Zoonoses, diseases transmitted between animals and humans, pose a critical global health threat. Increased migration, changing agricultural practices and climate, all enhance the spread of infectious agents among humans and animals, facilitating co-infection and genetic exchange, creating new genotypes.
Schistosomiasis is a major Neglected Tropical Disease, with over 250 million people currently infected and untold millions of livestock. Despite over two decades of human mass drug administration, the burden of schistosomiasis remains extremely high in certain regions. Whilst animal hosts are acknowledged as zoonotic reservoirs across Asia, elsewhere any zoonotic component of schistosomiasis transmission and its implications for disease control has, until now, been largely ignored. This is true of both Schistosoma mansoni, but also notably, S. haematobium, which was assumed to be an exclusively human infection – and thus amenable to elimination by targeting treatment of humans alone.
Here Professor Joanne Webster will present some of her and her team’s recent research revealing widespread viable hybridization between schistosome species of humans with those of livestock throughout Africa and beyond and their roles in disease persistence. This work raises profound epidemiological and evolutionary implications regarding the One Health control strategies needed, as well as for pathogen transmission dynamics in general in our rapidly changing world.
Professor Joanne P Webster FMedSci is Professor of Parasitic Diseases at the Royal Veterinary College and Heads their Pathogen Flow in Ecosystems strategic grouping. Joanne is also Director of the London Centre for Neglected Tropical Disease Research and Professor of Infectious Diseases at Imperial College London's Faculty of Medicine.

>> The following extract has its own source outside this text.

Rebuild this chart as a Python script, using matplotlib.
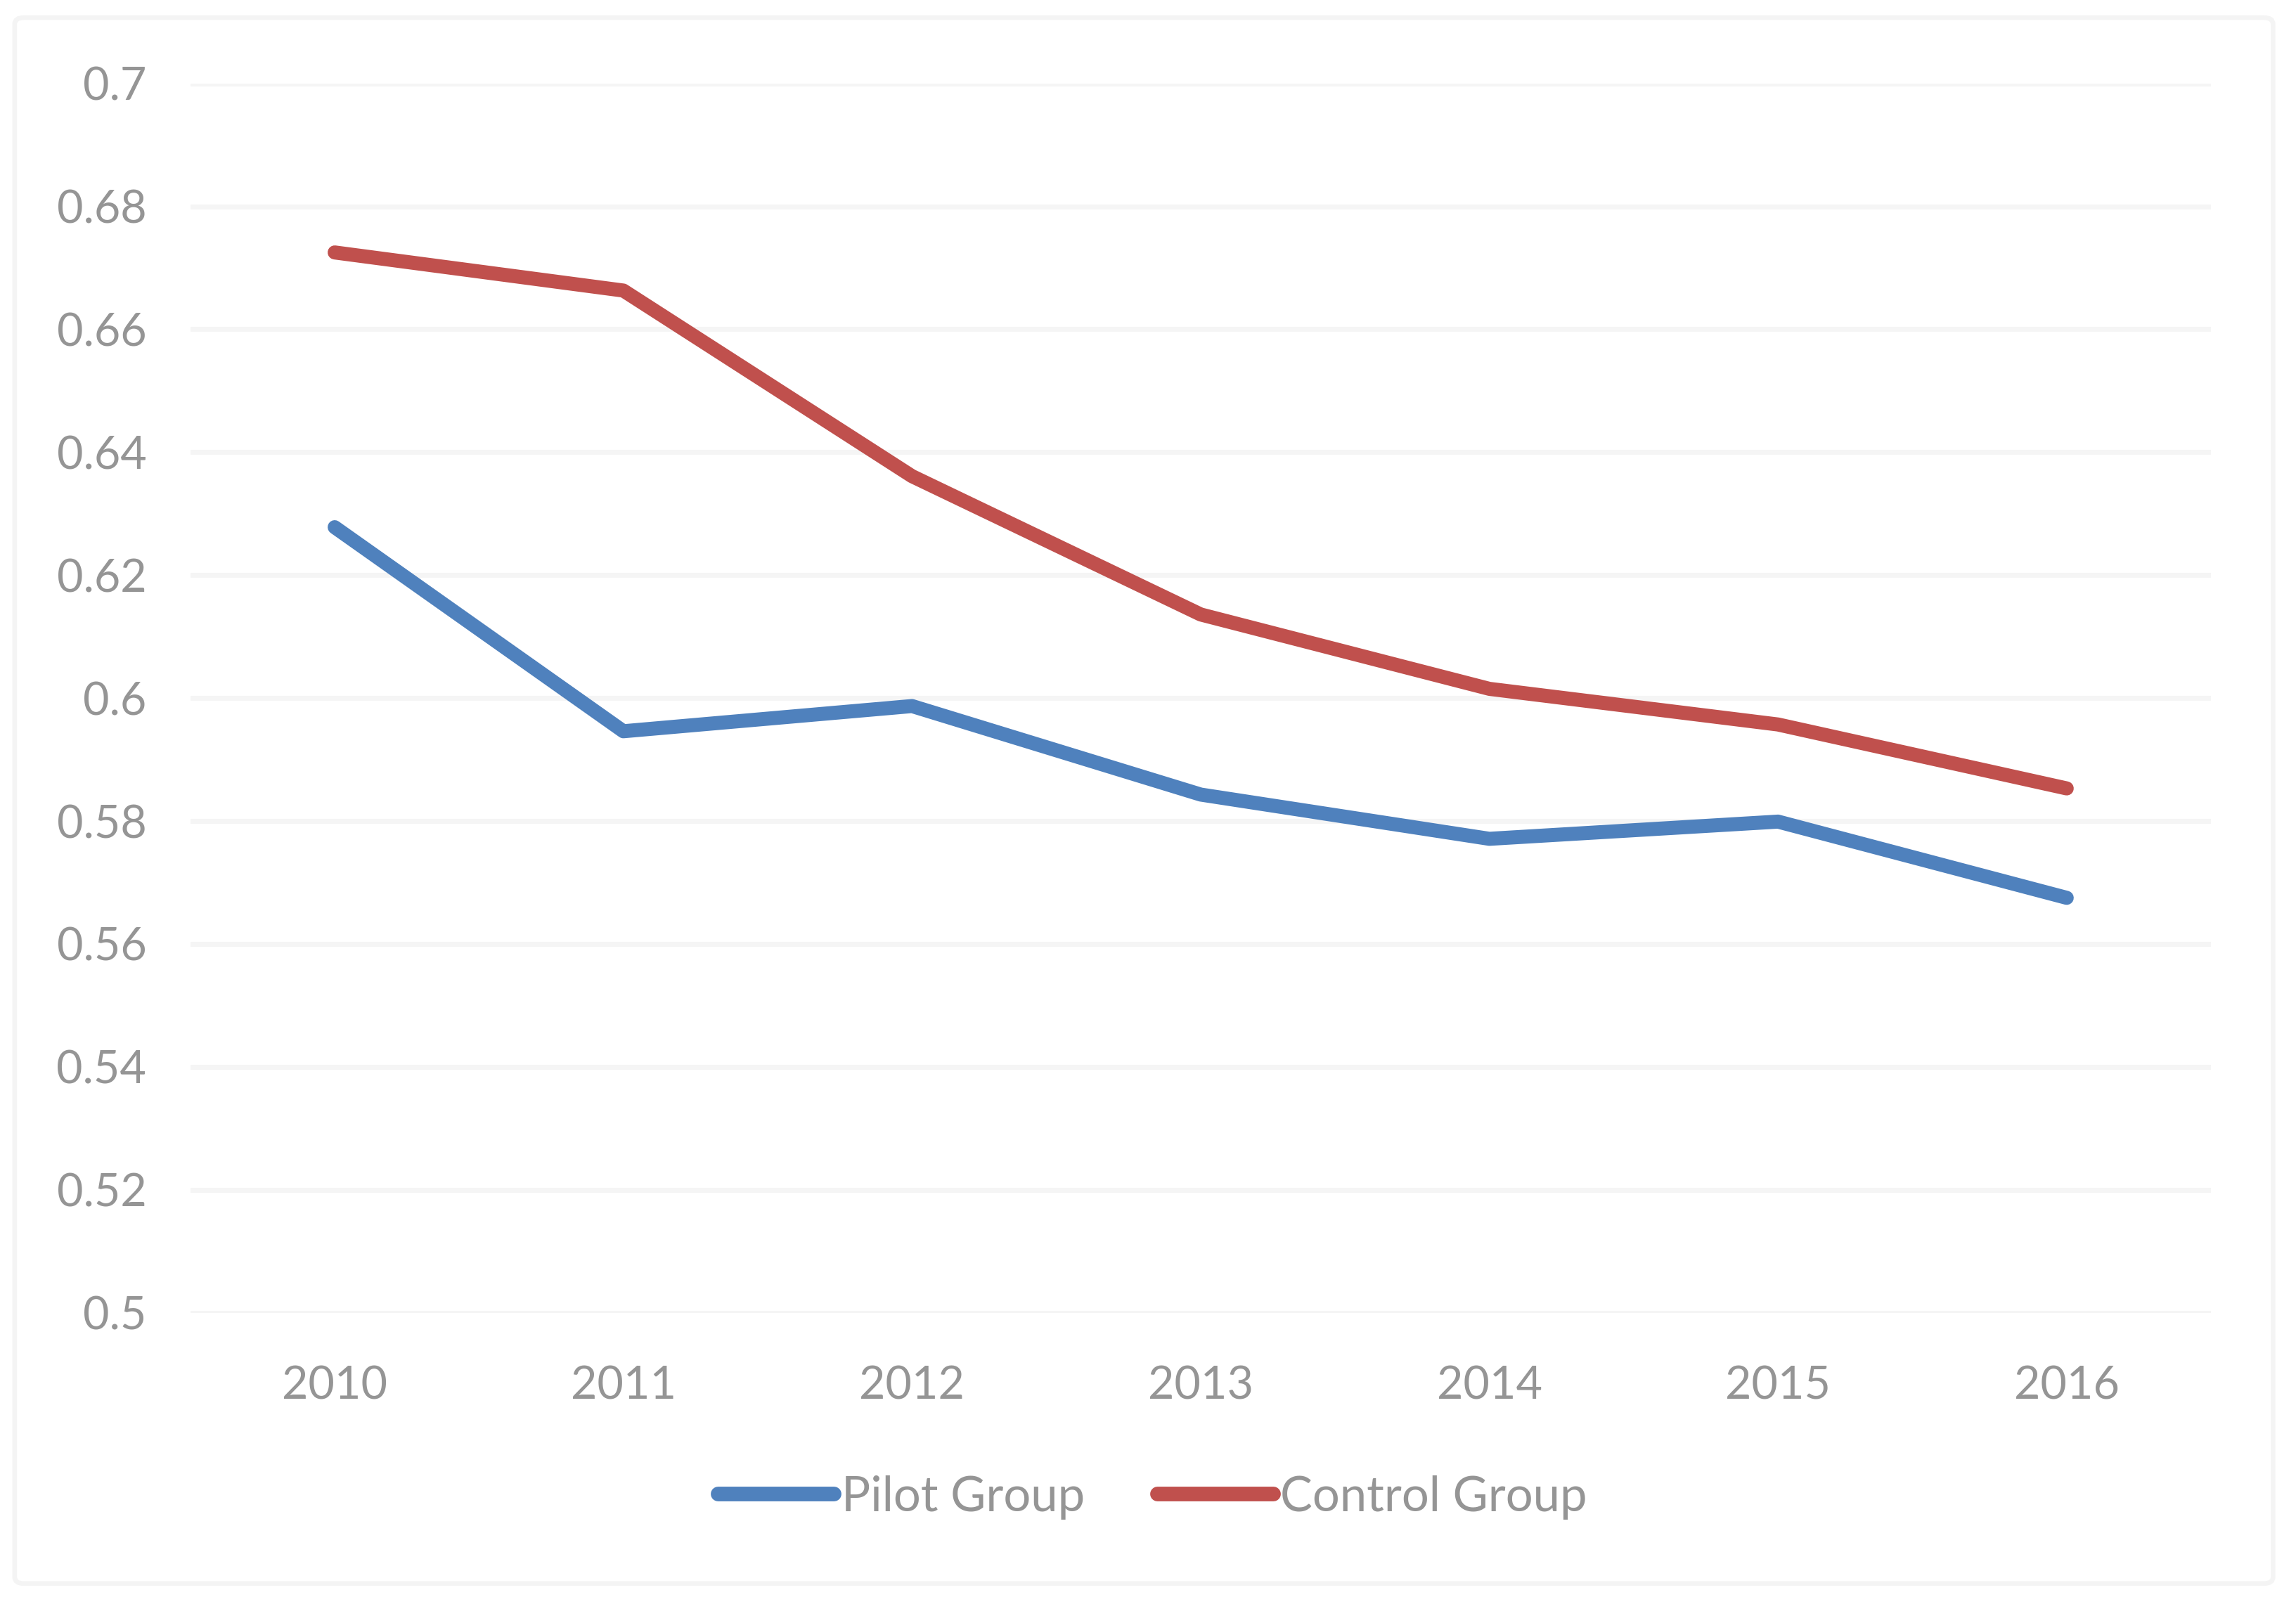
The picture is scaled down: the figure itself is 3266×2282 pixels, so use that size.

Joanne’s Doctoral research at Oxford University focused on zoonotic disease within the UK, including initiating novel work on the impact of Toxoplasma gondii on host behaviour and its association with chronic disease across humans and animals. After a year working as an NHS Clinical Scientist, Joanne returned to Oxford University as a postdoctoral Fellow, EPA Cephalosporin Junior Research Fellow, Lecturer in Infectious Diseases and as a Royal Society University Research Fellow (URF). During this period Joanne expanded the scope of her work to encompass global health and disease control across Africa and Asia. Joanne accepted a Readership/Chair at Imperial College in 2003 to serve as co-Director of the Schistosomiasis Control Initiative from its inauguration, responsible for the design, implementation and evaluation of sustainable mass drug administration disease control programmes across Africa. In 2014, Joanne joined the RVC, as director of their Centre for Emerging, Endemic and Exotic Diseases, to further expand her One Health activities.